The South Bay Union School District (SBUSD) in Imperial Beach has sent out a warning to parents about an unknown man who recently approached two students in front of a school, offering them extra credit and a free iPad.
The school district confirmed it had issued a pre-recorded phone call to parents Tuesday evening notifying them of a stranger who encountered students Monday after school, around 2:45 p.m., at Mar Vista High School.
At least one of the students approached by the stranger was an elementary school student, the district said.
South Bay parent Veronica Barraza, who has one child in high school, one in middle school and two in elementary school at the district, shared the voicemail from SBUSD with NBC 7 Wednesday morning.
The recording said the stranger approached students and asked them to sign up for extra credit. If they did, they would have a chance at earning a free iPad, the man claimed.
The recording stated the man was not a school employee and did not have identification.

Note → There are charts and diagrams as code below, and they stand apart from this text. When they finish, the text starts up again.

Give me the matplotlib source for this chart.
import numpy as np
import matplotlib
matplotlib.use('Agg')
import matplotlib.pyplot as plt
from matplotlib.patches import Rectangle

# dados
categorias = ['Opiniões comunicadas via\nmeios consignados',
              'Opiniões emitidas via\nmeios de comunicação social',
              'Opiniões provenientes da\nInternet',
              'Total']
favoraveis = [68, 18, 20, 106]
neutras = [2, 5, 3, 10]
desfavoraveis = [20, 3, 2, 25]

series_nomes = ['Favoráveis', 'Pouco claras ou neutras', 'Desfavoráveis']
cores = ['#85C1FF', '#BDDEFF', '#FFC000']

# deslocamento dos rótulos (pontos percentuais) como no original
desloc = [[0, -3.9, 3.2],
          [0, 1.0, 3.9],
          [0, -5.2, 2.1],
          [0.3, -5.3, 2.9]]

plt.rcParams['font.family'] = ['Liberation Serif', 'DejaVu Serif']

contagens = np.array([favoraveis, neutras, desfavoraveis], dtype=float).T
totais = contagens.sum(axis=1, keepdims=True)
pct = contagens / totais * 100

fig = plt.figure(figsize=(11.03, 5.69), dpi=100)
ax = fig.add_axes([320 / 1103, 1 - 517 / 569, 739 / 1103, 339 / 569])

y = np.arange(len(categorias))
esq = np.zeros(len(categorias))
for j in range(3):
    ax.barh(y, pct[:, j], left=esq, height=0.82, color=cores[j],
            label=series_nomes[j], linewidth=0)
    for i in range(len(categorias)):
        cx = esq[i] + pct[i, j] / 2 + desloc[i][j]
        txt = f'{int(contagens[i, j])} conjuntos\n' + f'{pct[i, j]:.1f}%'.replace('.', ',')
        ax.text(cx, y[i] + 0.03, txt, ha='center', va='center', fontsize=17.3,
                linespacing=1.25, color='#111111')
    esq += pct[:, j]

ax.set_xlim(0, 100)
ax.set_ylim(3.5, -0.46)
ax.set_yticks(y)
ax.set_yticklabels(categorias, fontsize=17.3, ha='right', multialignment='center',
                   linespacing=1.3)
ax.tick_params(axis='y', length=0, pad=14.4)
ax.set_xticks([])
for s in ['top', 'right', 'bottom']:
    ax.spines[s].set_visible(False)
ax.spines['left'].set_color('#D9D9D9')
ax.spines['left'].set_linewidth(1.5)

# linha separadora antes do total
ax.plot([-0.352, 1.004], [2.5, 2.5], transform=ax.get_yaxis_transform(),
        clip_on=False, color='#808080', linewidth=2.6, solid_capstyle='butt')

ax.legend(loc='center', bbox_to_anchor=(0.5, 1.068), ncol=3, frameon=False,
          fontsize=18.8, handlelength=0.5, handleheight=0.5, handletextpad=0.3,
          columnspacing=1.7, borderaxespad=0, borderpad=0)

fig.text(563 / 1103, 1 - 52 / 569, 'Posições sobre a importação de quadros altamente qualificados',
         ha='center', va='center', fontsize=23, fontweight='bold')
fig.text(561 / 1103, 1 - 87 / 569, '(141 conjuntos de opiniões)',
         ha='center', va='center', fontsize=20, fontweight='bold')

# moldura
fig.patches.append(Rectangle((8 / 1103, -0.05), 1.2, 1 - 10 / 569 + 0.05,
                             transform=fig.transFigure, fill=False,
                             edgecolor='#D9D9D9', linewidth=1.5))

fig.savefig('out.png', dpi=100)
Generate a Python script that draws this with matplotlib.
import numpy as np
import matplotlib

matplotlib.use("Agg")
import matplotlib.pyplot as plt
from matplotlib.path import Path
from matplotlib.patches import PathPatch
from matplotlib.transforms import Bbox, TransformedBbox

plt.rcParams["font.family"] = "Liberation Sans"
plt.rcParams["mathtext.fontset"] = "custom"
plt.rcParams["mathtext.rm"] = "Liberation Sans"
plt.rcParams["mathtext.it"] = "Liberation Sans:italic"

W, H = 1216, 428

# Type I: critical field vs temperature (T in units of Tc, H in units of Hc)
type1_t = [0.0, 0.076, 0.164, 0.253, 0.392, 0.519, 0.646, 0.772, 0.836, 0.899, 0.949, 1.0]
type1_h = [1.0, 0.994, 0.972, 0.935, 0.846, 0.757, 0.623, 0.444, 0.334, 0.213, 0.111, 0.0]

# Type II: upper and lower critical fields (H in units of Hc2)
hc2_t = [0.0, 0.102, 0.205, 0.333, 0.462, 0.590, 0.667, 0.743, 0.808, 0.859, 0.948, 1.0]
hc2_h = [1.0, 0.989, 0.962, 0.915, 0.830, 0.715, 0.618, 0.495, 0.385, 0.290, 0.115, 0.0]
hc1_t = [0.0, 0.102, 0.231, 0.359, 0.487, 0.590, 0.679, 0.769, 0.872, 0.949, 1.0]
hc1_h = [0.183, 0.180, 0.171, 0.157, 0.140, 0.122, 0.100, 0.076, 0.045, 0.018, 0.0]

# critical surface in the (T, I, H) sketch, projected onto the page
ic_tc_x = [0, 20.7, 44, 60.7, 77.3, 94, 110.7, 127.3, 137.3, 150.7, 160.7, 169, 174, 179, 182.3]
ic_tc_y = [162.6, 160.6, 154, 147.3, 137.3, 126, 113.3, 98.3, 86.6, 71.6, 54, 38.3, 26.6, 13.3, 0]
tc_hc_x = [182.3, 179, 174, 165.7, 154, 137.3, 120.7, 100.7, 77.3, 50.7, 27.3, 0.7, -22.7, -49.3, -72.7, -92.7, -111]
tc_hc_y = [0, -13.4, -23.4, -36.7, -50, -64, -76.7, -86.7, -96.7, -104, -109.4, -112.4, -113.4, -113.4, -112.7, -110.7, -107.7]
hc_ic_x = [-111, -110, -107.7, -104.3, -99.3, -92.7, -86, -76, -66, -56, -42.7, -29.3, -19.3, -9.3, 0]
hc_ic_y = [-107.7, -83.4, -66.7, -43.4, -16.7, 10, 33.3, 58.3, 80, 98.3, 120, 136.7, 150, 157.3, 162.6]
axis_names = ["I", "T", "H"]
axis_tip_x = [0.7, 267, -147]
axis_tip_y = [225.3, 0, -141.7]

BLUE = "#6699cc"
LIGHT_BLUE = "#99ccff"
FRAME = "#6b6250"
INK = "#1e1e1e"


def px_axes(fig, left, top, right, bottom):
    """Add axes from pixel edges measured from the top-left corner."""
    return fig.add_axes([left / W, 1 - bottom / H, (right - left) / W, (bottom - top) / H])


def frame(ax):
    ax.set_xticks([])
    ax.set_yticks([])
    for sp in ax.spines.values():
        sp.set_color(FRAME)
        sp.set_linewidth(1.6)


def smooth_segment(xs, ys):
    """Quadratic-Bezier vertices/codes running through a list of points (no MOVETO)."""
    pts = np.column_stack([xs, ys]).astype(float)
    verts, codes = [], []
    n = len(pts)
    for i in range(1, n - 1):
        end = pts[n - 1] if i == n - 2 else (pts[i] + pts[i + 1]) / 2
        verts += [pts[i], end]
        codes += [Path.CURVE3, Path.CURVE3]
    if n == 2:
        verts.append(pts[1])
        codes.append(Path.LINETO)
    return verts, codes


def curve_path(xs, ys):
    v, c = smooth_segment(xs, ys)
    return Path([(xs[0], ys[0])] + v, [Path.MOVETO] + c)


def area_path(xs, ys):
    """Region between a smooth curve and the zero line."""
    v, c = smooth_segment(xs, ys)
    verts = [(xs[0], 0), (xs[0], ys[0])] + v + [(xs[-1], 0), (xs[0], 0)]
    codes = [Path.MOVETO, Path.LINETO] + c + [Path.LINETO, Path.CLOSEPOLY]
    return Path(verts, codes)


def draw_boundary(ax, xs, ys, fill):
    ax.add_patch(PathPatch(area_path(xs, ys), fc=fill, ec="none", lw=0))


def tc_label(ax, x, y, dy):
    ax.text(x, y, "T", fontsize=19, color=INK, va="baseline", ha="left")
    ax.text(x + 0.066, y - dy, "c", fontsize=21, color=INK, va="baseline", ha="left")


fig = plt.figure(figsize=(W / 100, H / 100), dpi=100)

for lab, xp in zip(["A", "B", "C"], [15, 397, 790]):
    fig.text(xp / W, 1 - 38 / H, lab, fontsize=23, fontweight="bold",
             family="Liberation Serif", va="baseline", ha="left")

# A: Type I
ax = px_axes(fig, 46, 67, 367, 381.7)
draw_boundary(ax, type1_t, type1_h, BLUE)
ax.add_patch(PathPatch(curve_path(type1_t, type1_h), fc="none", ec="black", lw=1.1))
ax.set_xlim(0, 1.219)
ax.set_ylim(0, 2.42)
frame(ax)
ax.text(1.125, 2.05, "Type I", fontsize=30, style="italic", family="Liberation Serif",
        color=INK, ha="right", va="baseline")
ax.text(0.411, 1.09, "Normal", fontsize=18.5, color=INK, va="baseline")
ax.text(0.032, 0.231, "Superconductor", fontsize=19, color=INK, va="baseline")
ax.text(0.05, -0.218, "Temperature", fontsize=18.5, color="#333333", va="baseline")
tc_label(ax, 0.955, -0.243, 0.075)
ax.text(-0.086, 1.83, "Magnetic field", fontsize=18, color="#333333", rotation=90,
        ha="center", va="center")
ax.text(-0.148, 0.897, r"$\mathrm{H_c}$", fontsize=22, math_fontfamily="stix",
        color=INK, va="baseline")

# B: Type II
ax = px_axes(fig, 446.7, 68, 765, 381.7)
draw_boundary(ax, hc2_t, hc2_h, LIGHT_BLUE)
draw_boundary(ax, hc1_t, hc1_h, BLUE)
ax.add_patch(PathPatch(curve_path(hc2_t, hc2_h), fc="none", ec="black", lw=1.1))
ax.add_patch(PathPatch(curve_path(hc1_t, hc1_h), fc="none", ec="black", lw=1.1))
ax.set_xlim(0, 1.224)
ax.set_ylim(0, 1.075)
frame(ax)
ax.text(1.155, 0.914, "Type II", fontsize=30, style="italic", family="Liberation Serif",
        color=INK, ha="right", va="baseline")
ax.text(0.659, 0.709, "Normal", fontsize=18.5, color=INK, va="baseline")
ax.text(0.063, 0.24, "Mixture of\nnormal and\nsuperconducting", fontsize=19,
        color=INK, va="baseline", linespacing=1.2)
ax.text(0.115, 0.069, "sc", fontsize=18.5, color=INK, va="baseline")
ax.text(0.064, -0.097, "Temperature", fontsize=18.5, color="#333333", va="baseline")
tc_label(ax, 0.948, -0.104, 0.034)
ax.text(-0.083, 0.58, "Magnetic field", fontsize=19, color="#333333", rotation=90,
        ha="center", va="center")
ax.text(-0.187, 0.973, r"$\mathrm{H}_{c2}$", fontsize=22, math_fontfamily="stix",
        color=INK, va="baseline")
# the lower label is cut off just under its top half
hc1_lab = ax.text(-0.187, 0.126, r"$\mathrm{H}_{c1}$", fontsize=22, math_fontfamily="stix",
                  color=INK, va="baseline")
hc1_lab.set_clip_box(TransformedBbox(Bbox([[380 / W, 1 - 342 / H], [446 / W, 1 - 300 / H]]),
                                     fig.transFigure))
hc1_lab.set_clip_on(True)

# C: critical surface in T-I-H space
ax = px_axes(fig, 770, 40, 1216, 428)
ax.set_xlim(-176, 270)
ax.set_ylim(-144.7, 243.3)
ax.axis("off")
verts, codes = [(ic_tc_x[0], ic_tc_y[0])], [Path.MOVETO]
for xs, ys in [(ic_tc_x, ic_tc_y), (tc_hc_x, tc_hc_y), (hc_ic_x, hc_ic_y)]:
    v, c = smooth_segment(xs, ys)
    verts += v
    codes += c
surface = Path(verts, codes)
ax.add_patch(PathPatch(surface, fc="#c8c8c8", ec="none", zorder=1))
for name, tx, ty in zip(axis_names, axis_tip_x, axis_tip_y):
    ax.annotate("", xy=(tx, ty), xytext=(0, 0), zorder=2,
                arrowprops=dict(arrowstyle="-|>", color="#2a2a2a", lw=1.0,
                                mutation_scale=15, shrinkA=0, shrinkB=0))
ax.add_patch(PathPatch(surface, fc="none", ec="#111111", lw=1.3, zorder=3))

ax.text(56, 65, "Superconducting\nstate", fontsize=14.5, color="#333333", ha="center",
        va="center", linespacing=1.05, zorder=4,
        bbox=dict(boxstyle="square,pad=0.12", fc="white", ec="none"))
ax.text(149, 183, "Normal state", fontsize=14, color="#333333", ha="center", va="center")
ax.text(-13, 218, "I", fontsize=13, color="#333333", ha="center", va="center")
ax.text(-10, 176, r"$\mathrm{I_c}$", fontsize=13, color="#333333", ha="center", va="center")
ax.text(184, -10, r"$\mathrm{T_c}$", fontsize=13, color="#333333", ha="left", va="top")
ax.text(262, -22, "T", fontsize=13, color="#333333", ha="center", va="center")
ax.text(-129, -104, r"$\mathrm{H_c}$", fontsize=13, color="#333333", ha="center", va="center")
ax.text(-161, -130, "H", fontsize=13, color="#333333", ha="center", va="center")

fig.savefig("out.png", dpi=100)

“The man was holding a clipboard in an apparent attempt to look official,” the recording stated.
The message from the school district described the stranger as a white man between 35 and 45 years old, with long, slicked back hair and a curly ponytail. Students said he had an unkempt appearance and crooked, blackened teeth. He had dark-colored eyes and was wearing a polo shirt and blue jeans.
The warning call also urged parents to discuss the incident and safety with their kids.
A report was filed with the San Diego County Sheriff's Department, the district told NBC 7.
Jan Caldwell of the San Diego County Sheriff’s Department said deputies are actively seeking the strange man reported by students. The sheriff’s report said the man offered students information about an after-school program and opportunities to earn extra credit or regain credit.
The sheriff’s department said the man was also described by students as having a slightly muscular build and a slightly pock-marked face. He may have had a goatee and may have worn glasses, the report said.
Barraza said she gathered her children at home Tuesday evening and let them all listen to the message together. Then, they talked about it, including what to do if a stranger approached them.
Barraza told NBC 7 her 7-year-old son was scared, and had a lot of questions about why the man would be giving away an iPad.
“They don’t really understand the danger that this man is trying to get kids into,” said Barraza.
She said this incident is concerning for parents of all school-age children. She told her kids that they must now wait for her behind the gate at school when she picks them up.
“When they see my car, they’re okay to come out,” she said.
Mother Leslie Marshall has a daughter who is a senior at Mar Vista High School. She said the situation is very worrisome, especially if younger elementary school kids are being preyed upon.
“That is frightening. As a parent, I don’t want anybody approaching my child,” Marshall told NBC 7. “What extra credit could possibly come from someone standing on a sidewalk in front of a school?”
Marshall said that she has told her daughter to run away from strangers if anything like this ever happens to her.
The SBUSD includes Imperial Beach Charter School, Nestor Language Academy Charter School, VIP Village Pre-School and the following elementary schools: Bayside; Godfrey G. Berry; Central; Emory; Mendoza; George Nicoloff; Oneonta; Howard Pence; and Sunnyslope.
In the pre-recorded voicemail to parents, the district did not state which elementary school the younger student approached by the stranger attends.
No children were injured in this case.
The investigation is ongoing and anyone with information should contact the San Diego County Sheriff’s Department at (858) 565-5200 or San Diego County Crime Stoppers at (888) 580-8477.
Manny Rubio with the Sweetwater Union High School District told NBC 7 the Mar Vista High School incident is the fourth of its kind reported since Monday of strange men approaching students, in some cases offering tutoring and free iPads.
Various different law enforcement agencies are trying to piece together the case, but officials stress that the strangers are not school employees.